Return the lines that follow, exactly as they appear, from the first through the one containing "import numpy as np"; no pictures are to be included.

***** Material *****

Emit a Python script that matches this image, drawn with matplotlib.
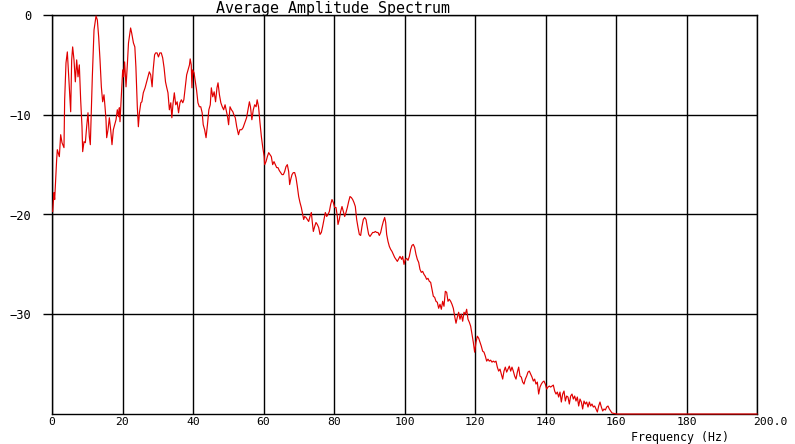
import matplotlib
matplotlib.use("Agg")
import matplotlib.pyplot as plt
import numpy as np

# ---- data ----
freq_0_20 = [0.19, 0.57, 0.76, 1.32, 1.51, 2.08, 2.46, 2.84, 3.40, 3.59, 3.97, 4.35, 4.63, 4.92, 5.30,
             5.58, 5.86, 6.24, 6.62, 7.00, 7.38, 7.75, 8.13, 8.51, 8.70, 9.08, 9.46, 9.83, 10.21, 10.59,
             10.87, 11.16, 11.44, 11.92, 12.49, 12.86, 13.24, 13.62, 14.00, 14.37, 14.75, 15.04, 15.32,
             15.51, 15.89, 16.27, 16.64, 17.02, 17.40, 17.78, 18.16, 18.53, 18.91, 19.10, 19.29, 19.67, 20.05]
amp_0_20 = [-19.7, -17.8, -18.5, -14.5, -13.5, -14.2, -12.0, -12.8, -13.3, -8.5, -4.8, -3.7, -5.5, -7.2, -9.7,
            -4.5, -3.2, -4.5, -6.7, -4.5, -6.2, -5.0, -8.5, -11.2, -13.7, -12.7, -12.8, -11.2, -9.8, -12.2,
            -13.0, -9.5, -6.2, -1.5, -0.1, -0.5, -2.2, -4.5, -7.2, -8.7, -8.0, -9.2, -10.5,
            -12.3, -11.5, -10.3, -11.5, -13.0, -11.5, -11.0, -10.5, -9.5, -10.2, -9.3, -10.7, -8.2, -5.5]

freq_20_60 = [20.3, 20.6, 21.0, 21.4, 21.7, 22.3, 22.6, 23.1, 23.5, 23.8, 24.2, 24.5, 24.8, 25.2, 25.5,
              25.9, 26.4, 27.0, 27.6, 28.0, 28.4, 28.7, 29.1, 29.4, 29.8, 30.2, 30.6, 31.0, 31.4, 31.8,
              32.2, 32.5, 32.9, 33.3, 33.7, 34.0, 34.3, 34.7, 35.1, 35.5, 35.9, 36.3, 36.7, 37.1, 37.4,
              37.8, 38.2, 38.6, 39.0, 39.2, 39.5, 39.7, 39.9, 40.3, 40.7, 41.0, 41.4, 41.8, 42.2, 42.6,
              42.9, 43.3, 43.7, 44.1, 44.5, 44.9, 45.2, 45.6, 46.0, 46.4, 46.8, 47.1, 47.5, 47.9, 48.3,
              48.7, 49.1, 49.4, 49.8, 50.1, 50.5, 50.9, 51.3, 51.6, 52.0, 52.4, 52.9, 53.3, 53.8, 54.2,
              54.7, 55.2, 55.6, 56.0, 56.3, 56.7, 57.1, 57.5, 57.9, 58.2, 58.6, 59.0, 59.4, 59.8, 60.2]
amp_20_60 = [-6.2, -4.7, -7.2, -4.8, -2.8, -1.3, -1.8, -2.8, -3.2, -5.2, -9.2, -11.2, -9.8, -8.8, -8.7,
             -7.8, -7.3, -6.5, -5.7, -6.0, -7.2, -5.5, -4.0, -3.8, -3.8, -4.2, -3.8, -3.8, -4.3, -5.3,
             -6.7, -7.2, -7.8, -9.5, -8.8, -10.3, -9.0, -7.8, -9.0, -8.7, -9.8, -8.8, -8.5, -8.8, -8.5,
             -7.2, -6.0, -5.5, -5.0, -4.4, -5.0, -7.3, -5.5, -5.8, -6.8, -7.5, -8.8, -9.2, -9.2, -9.8,
             -11.0, -11.5, -12.3, -11.0, -9.5, -9.0, -7.3, -8.2, -7.7, -8.7, -7.3, -6.8, -8.0, -8.8, -9.2,
             -9.5, -9.0, -9.5, -10.2, -11.0, -9.2, -9.5, -9.7, -10.0, -10.3, -11.2, -12.0, -11.5, -11.5, -11.3,
             -10.8, -10.3, -9.5, -8.7, -9.2, -10.5, -9.5, -9.0, -9.2, -8.5, -9.2, -10.8, -12.2, -13.3, -14.2]

freq_60_98 = [60.33, 60.71, 61.09, 61.47, 61.84, 62.22, 62.60, 62.98, 63.36, 63.74, 64.11, 64.49, 64.87,
              65.25, 65.63, 66.00, 66.38, 66.76, 67.14, 67.42, 67.71, 68.09, 68.46, 68.84, 69.22, 69.60,
              69.98, 70.35, 70.73, 71.11, 71.40, 71.68, 72.06, 72.44, 72.81, 73.19, 73.57, 73.85, 74.14,
              74.52, 74.89, 75.27, 75.65, 76.03, 76.41, 76.78, 77.16, 77.54, 77.92, 78.30, 78.68, 79.05,
              79.43, 79.81, 80.19, 80.57, 80.95, 81.13, 81.51, 81.89, 82.27, 82.65, 83.03, 83.40, 83.78,
              84.16, 84.54, 84.92, 85.30, 85.67, 86.05, 86.43, 86.81, 87.19, 87.56, 87.94, 88.32, 88.70,
              89.08, 89.46, 89.83, 90.21, 90.59, 90.97, 91.35, 91.73, 92.10, 92.48, 92.86, 93.24, 93.62,
              93.99, 94.37, 94.66, 94.94, 95.32, 95.70, 96.08, 96.45, 96.83, 97.21, 97.59, 97.97]
amp_60_98 = [-15.0, -14.7, -14.2, -13.8, -14.0, -14.2, -15.0, -14.7, -15.0, -15.3, -15.3, -15.6, -15.8,
             -16.0, -16.0, -15.7, -15.2, -15.0, -15.7, -17.0, -16.5, -16.0, -15.8, -15.8, -16.3, -17.2,
             -18.2, -18.8, -19.3, -20.0, -20.5, -20.2, -20.3, -20.5, -20.7, -20.2, -19.8, -20.8, -21.7,
             -21.2, -20.8, -21.0, -21.3, -22.0, -21.8, -21.2, -20.5, -19.8, -20.2, -20.0, -19.7, -19.0,
             -18.5, -18.8, -19.3, -19.3, -20.2, -21.0, -20.5, -19.7, -19.2, -19.7, -20.2, -19.8, -19.3,
             -18.7, -18.2, -18.3, -18.5, -18.8, -19.2, -20.5, -21.3, -22.0, -22.1, -21.2, -20.5, -20.3,
             -20.5, -21.3, -22.0, -22.2, -22.0, -21.8, -21.8, -21.7, -21.8, -21.8, -22.1, -21.8, -21.2,
             -20.7, -20.3, -20.8, -22.0, -22.7, -23.2, -23.5, -23.7, -24.0, -24.3, -24.5, -24.7]

freq_98_160 = [98.72, 99.19, 99.48, 99.86, 100.23, 100.61, 100.99, 101.37, 101.75, 102.12, 102.50, 102.88,
               103.26, 103.64, 104.02, 104.39, 104.77, 105.15, 105.53, 105.91, 106.28, 106.66, 107.04,
               107.42, 107.80, 108.18, 108.55, 108.93, 109.31, 109.69, 110.07, 110.45, 110.82, 111.20,
               111.58, 111.96, 112.34, 112.71, 113.09, 113.47, 113.85, 114.23, 114.61, 114.98, 115.36,
               115.74, 116.12, 116.50, 116.88, 117.25, 117.63, 118.01, 118.39, 118.77, 119.14, 119.52,
               119.90, 120.28, 120.66, 121.04, 121.41, 121.79, 122.17, 122.55, 122.93, 123.31, 123.68,
               124.06, 124.44, 124.82, 125.20, 125.58, 125.95, 126.33, 126.71, 127.09, 127.47, 127.85,
               128.22, 128.60, 128.98, 129.36, 129.74, 130.12, 130.49, 130.87, 131.25, 131.63, 132.01,
               132.39, 132.76, 133.14, 133.52, 133.90, 134.28, 134.65, 135.03, 135.41, 135.79, 136.17,
               136.55, 136.92, 137.30, 137.68, 138.06, 138.44, 138.82, 139.19, 139.57, 139.95, 140.33,
               140.71, 141.09, 141.46, 141.84, 142.22, 142.60, 142.98, 143.36, 143.73, 144.11, 144.49,
               144.87, 145.25, 145.63, 146.00, 146.38, 146.76, 147.14, 147.52, 147.90, 148.27, 148.65,
               149.03, 149.41, 149.79, 150.17, 150.54, 150.92, 151.30, 151.68, 152.06, 152.44, 152.81,
               153.19, 153.57, 153.95, 154.33, 154.71, 155.08, 155.46, 155.84, 156.22, 156.60, 156.98,
               157.35, 157.73, 158.11, 158.49, 158.86, 160.2, 200.0]
amp_98_160 = [-24.2, -24.5, -24.2, -25.0, -24.5, -24.4, -24.6, -24.2, -23.5, -23.1, -23.0, -23.3,
              -24.0, -24.5, -24.8, -25.5, -25.8, -25.7, -26.0, -26.2, -26.5, -26.4, -26.7,
              -26.8, -27.5, -28.2, -28.3, -28.7, -28.8, -29.4, -29.0, -29.5, -28.7, -29.2,
              -27.7, -27.8, -28.7, -28.5, -28.7, -29.0, -29.4, -30.2, -30.9, -30.3, -29.8,
              -30.5, -30.0, -30.7, -29.8, -30.0, -29.5, -30.5, -30.8, -31.2, -32.0, -32.8,
              -33.8, -32.8, -32.2, -32.4, -32.8, -33.2, -33.7, -33.8, -34.2, -34.7, -34.5,
              -34.7, -34.6, -34.8, -34.7, -34.8, -34.7, -35.3, -35.7, -35.5, -36.0, -36.5,
              -35.7, -35.3, -35.8, -35.5, -35.2, -35.7, -35.3, -35.7, -36.2, -36.5, -35.8,
              -35.3, -36.2, -36.3, -36.8, -37.0, -36.5, -36.2, -35.8, -35.7, -36.0, -36.3,
              -36.7, -36.5, -37.0, -36.8, -38.0, -37.3, -37.0, -36.8, -36.7, -37.0, -37.5,
              -37.3, -37.2, -37.3, -37.2, -37.1, -37.7, -38.0, -37.8, -38.3, -37.8, -38.8,
              -38.0, -37.7, -38.7, -38.2, -38.3, -39.0, -38.2, -38.0, -38.5, -38.2, -38.7,
              -38.3, -39.2, -38.5, -38.8, -39.5, -38.7, -39.0, -38.8, -39.3, -38.8, -39.2,
              -39.0, -39.3, -39.2, -39.5, -39.8, -39.2, -38.8, -39.3, -39.7, -39.5, -39.6,
              -39.3, -39.2, -39.5, -39.7, -39.9, -40.0, -40.0]

x_ticks = [0, 20, 40, 60, 80, 100, 120, 140, 160, 180, 200]
x_tick_labels = ['0', '20', '40', '60', '80', '100', '120', '140', '160', '180', '']
y_ticks = [-30, -20, -10, 0]
y_tick_labels = ['\u221230', '\u221220', '\u221210', '0']
title = 'Average Amplitude Spectrum'
xlabel = 'Frequency (Hz)'

freq = np.concatenate([freq_0_20, freq_20_60, freq_60_98, freq_98_160])
amp = np.concatenate([amp_0_20, amp_20_60, amp_60_98, amp_98_160])

# ---- figure ----
W, H = 795, 444
fig = plt.figure(figsize=(W / 100, H / 100), dpi=100)
fig.patch.set_facecolor('white')
ax = fig.add_axes([52 / W, 30 / H, 705 / W, 399 / H])
ax.set_facecolor('white')

mono = 'DejaVu Sans Mono'

ax.set_xlim(0, 200)
ax.set_ylim(-40, 0)

for xv in x_ticks:
    ax.axvline(xv, color='black', lw=1.0, zorder=1)
for yv in y_ticks:
    ax.axhline(yv, color='black', lw=1.0, zorder=1)

for s in ax.spines.values():
    s.set_color('black')
    s.set_linewidth(1.0)

ax.plot(freq, amp, color='#e00000', lw=0.85, zorder=3, clip_on=False)

ax.set_xticks(x_ticks)
ax.set_xticklabels(x_tick_labels, fontfamily=mono, fontsize=8.2)
ax.set_yticks(y_ticks)
ax.set_yticklabels(y_tick_labels, fontfamily=mono, fontsize=8.7)
ax.tick_params(axis='x', length=0, pad=2.4, colors='black')
ax.tick_params(axis='y', length=6.5, width=1.0, direction='out', pad=8.4, colors='black')

ax.annotate('200.0', xy=(200, -40), xycoords='data', xytext=(-3, -2.4),
            textcoords='offset points', ha='left', va='top',
            fontfamily=mono, fontsize=8.2, color='black')

fig.text(333.5 / W, 1 - 8 / H, title, ha='center', va='center',
         fontfamily=mono, fontsize=10.8, color='black')
fig.text(680 / W, 1 - 437.5 / H, xlabel, ha='center', va='center',
         fontfamily=mono, fontsize=8.4, color='black')

fig.savefig('out.png', dpi=100, facecolor='white')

*****

◆ **Exercise result**:
Emit a Python script that matches this image, drawn with matplotlib.
import matplotlib
matplotlib.use("Agg")
import matplotlib.pyplot as plt
import numpy as np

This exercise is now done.